Q. I’m wondering why it is so hard to get a first interview. After 10 years of experience working in Mexico, I moved here looking forward to better opportunity. However, it seems impossible to get a first interview! Is it impossible to find a job?
A. The screening that takes place in the application process is significant, as employers needed to find a way to sift through the massive numbers of applications and unsolicited resumes they receive on a daily basis. Most employers use online recruiting tools and scan and screen systems. Some still review the old fashion way – one sheet of paper at a time and a bleary eyed recruiter looking for gold in heaps of paper.
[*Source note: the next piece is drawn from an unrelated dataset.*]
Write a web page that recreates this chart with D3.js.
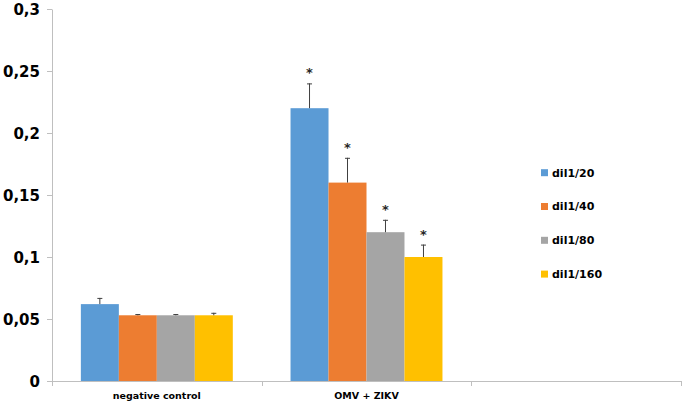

Recruiters need to see what you offer quickly and they need to make sure there are no red flags. You recently moved from Mexico, so I expect your recent employers’ addresses are in Mexico. Immediate questions come up on your legal status to work in the U.S. You need to eliminate that question and make sure the information about having the appropriate legal status is highly visible. All employers need to verify legal status and unless recruiters see some fabulous skill that is difficult to find, many will skip candidates that may involve legal cost or visa issues. You need to eliminate any red flags to make it through the screening.
I consulted with recruiting expert Joe Lyons, HR Consultant at MediVector Inc. Joe pointed out that, “Most recruiters will conduct key word searches. Be sure your resume uses the same key words as the job description for the position you are applying for such as administrator, or financial analyst. Joe also noted, “Submitting a resume is only one of the many ways to apply for a job. Since you are new to the area, I would begin a rigorous networking campaign to include professional associations within your expertise. I would also try to make a connection with someone within the organizations you are targeting; build a network.”
Make sure your expectations are in line as well. You may have to send 50 resumes or more to be considered for a first interview and that is for positions where your resume is a perfect match.
Use your language skills to connect with other bi-or multilingual professionals. Target employers with operations in Mexico or perhaps vendors and competitors of your former employers. Make sure your LinkedIn profile has all of your Mexican professional contacts and see who they are connected to in the U.S. Don’t overlook recruiters. Selling yourself in person is typically much more effective than hoping a resume will do that work.